Reproduce the material word for word; the images stay out.

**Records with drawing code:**
* * * *

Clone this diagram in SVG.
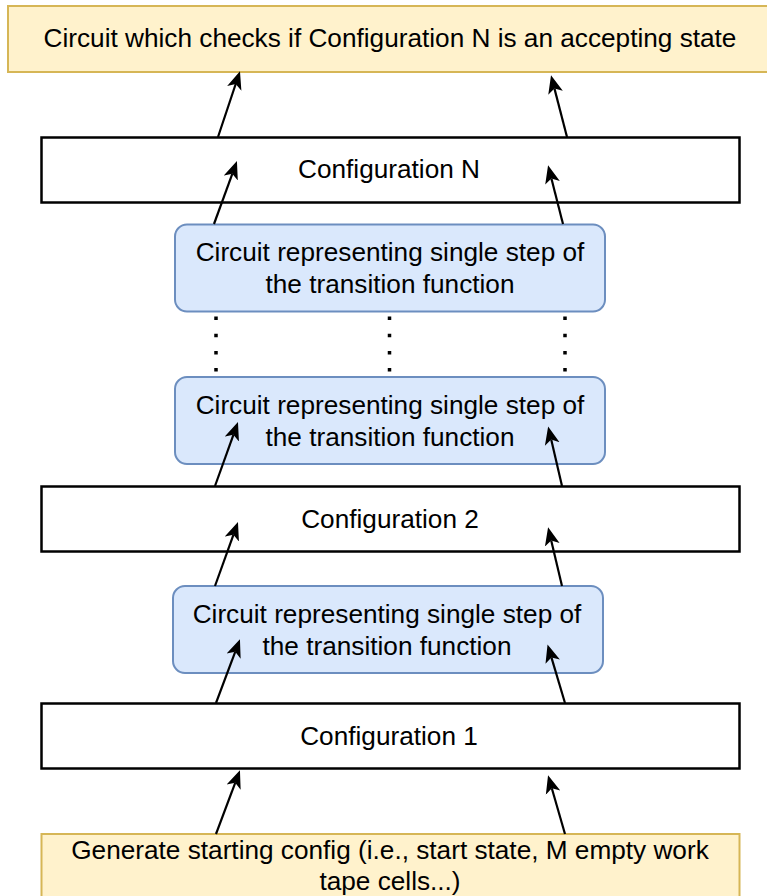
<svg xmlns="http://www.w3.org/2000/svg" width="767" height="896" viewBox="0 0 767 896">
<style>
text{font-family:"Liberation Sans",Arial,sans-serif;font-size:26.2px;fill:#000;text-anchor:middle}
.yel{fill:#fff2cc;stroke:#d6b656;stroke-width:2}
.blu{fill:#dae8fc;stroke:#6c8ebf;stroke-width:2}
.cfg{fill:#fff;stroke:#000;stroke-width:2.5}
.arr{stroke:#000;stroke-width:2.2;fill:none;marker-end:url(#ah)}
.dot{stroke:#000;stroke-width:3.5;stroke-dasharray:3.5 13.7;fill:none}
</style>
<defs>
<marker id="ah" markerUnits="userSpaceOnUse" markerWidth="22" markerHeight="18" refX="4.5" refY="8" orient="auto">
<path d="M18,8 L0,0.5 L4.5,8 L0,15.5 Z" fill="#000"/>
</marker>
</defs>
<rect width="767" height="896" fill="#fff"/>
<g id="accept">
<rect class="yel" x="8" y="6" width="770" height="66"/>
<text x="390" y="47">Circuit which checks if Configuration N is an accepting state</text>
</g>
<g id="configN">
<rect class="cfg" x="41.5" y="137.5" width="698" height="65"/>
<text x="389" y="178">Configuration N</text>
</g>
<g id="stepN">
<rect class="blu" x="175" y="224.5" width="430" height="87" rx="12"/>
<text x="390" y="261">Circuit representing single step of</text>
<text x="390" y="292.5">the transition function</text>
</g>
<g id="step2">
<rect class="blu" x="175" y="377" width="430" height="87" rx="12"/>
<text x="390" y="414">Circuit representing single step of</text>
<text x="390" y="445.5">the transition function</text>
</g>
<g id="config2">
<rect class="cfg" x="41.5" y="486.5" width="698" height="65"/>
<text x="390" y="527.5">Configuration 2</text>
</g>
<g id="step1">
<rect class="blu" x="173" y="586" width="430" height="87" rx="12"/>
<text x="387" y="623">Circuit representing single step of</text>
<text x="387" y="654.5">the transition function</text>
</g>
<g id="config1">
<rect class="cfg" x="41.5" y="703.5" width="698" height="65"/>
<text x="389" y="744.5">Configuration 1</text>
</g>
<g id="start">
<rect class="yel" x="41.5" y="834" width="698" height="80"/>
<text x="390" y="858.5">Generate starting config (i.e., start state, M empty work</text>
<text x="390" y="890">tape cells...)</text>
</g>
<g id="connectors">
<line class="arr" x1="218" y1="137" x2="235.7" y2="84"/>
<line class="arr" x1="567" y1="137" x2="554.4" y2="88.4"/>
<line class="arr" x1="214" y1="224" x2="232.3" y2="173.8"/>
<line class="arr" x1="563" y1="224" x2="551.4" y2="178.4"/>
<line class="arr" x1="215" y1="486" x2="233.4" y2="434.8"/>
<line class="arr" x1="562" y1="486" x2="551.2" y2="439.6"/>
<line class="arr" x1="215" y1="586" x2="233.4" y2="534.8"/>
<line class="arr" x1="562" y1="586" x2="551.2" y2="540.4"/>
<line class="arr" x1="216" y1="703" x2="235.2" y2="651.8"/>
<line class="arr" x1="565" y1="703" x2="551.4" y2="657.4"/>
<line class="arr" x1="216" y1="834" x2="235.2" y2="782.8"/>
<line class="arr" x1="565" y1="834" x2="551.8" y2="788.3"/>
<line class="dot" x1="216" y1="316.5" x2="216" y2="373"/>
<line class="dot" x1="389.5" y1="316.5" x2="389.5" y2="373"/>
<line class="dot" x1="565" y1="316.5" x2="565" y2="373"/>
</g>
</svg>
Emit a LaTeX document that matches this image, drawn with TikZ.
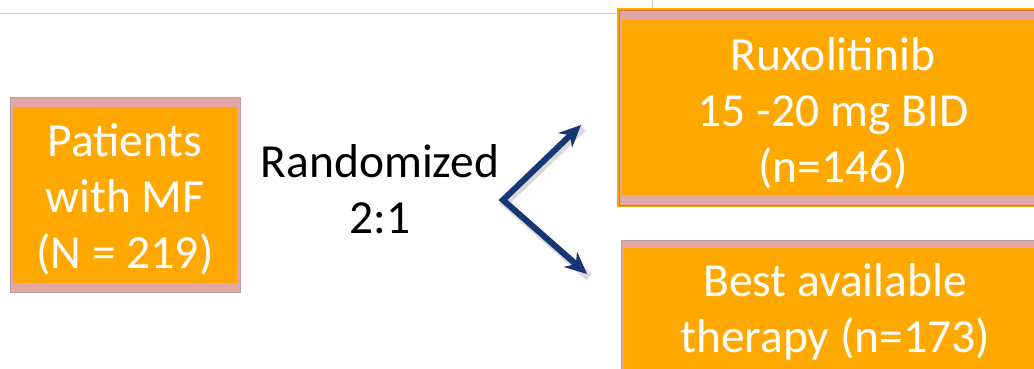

* * * *

**SOLUTION TO THIS EXERCISE:**
Clone this diagram in SVG.
<svg xmlns="http://www.w3.org/2000/svg" width="767" height="896" viewBox="0 0 767 896">
<style>
text{font-family:"Liberation Sans",Arial,sans-serif;font-size:26.2px;fill:#000;text-anchor:middle}
.yel{fill:#fff2cc;stroke:#d6b656;stroke-width:2}
.blu{fill:#dae8fc;stroke:#6c8ebf;stroke-width:2}
.cfg{fill:#fff;stroke:#000;stroke-width:2.5}
.arr{stroke:#000;stroke-width:2.2;fill:none;marker-end:url(#ah)}
.dot{stroke:#000;stroke-width:3.5;stroke-dasharray:3.5 13.7;fill:none}
</style>
<defs>
<marker id="ah" markerUnits="userSpaceOnUse" markerWidth="22" markerHeight="18" refX="4.5" refY="8" orient="auto">
<path d="M18,8 L0,0.5 L4.5,8 L0,15.5 Z" fill="#000"/>
</marker>
</defs>
<rect width="767" height="896" fill="#fff"/>
<g id="accept">
<rect class="yel" x="8" y="6" width="770" height="66"/>
<text x="390" y="47">Circuit which checks if Configuration N is an accepting state</text>
</g>
<g id="configN">
<rect class="cfg" x="41.5" y="137.5" width="698" height="65"/>
<text x="389" y="178">Configuration N</text>
</g>
<g id="stepN">
<rect class="blu" x="175" y="224.5" width="430" height="87" rx="12"/>
<text x="390" y="261">Circuit representing single step of</text>
<text x="390" y="292.5">the transition function</text>
</g>
<g id="step2">
<rect class="blu" x="175" y="377" width="430" height="87" rx="12"/>
<text x="390" y="414">Circuit representing single step of</text>
<text x="390" y="445.5">the transition function</text>
</g>
<g id="config2">
<rect class="cfg" x="41.5" y="486.5" width="698" height="65"/>
<text x="390" y="527.5">Configuration 2</text>
</g>
<g id="step1">
<rect class="blu" x="173" y="586" width="430" height="87" rx="12"/>
<text x="387" y="623">Circuit representing single step of</text>
<text x="387" y="654.5">the transition function</text>
</g>
<g id="config1">
<rect class="cfg" x="41.5" y="703.5" width="698" height="65"/>
<text x="389" y="744.5">Configuration 1</text>
</g>
<g id="start">
<rect class="yel" x="41.5" y="834" width="698" height="80"/>
<text x="390" y="858.5">Generate starting config (i.e., start state, M empty work</text>
<text x="390" y="890">tape cells...)</text>
</g>
<g id="connectors">
<line class="arr" x1="218" y1="137" x2="235.7" y2="84"/>
<line class="arr" x1="567" y1="137" x2="554.4" y2="88.4"/>
<line class="arr" x1="214" y1="224" x2="232.3" y2="173.8"/>
<line class="arr" x1="563" y1="224" x2="551.4" y2="178.4"/>
<line class="arr" x1="215" y1="486" x2="233.4" y2="434.8"/>
<line class="arr" x1="562" y1="486" x2="551.2" y2="439.6"/>
<line class="arr" x1="215" y1="586" x2="233.4" y2="534.8"/>
<line class="arr" x1="562" y1="586" x2="551.2" y2="540.4"/>
<line class="arr" x1="216" y1="703" x2="235.2" y2="651.8"/>
<line class="arr" x1="565" y1="703" x2="551.4" y2="657.4"/>
<line class="arr" x1="216" y1="834" x2="235.2" y2="782.8"/>
<line class="arr" x1="565" y1="834" x2="551.8" y2="788.3"/>
<line class="dot" x1="216" y1="316.5" x2="216" y2="373"/>
<line class="dot" x1="389.5" y1="316.5" x2="389.5" y2="373"/>
<line class="dot" x1="565" y1="316.5" x2="565" y2="373"/>
</g>
</svg>
Emit a LaTeX document that matches this image, drawn with TikZ.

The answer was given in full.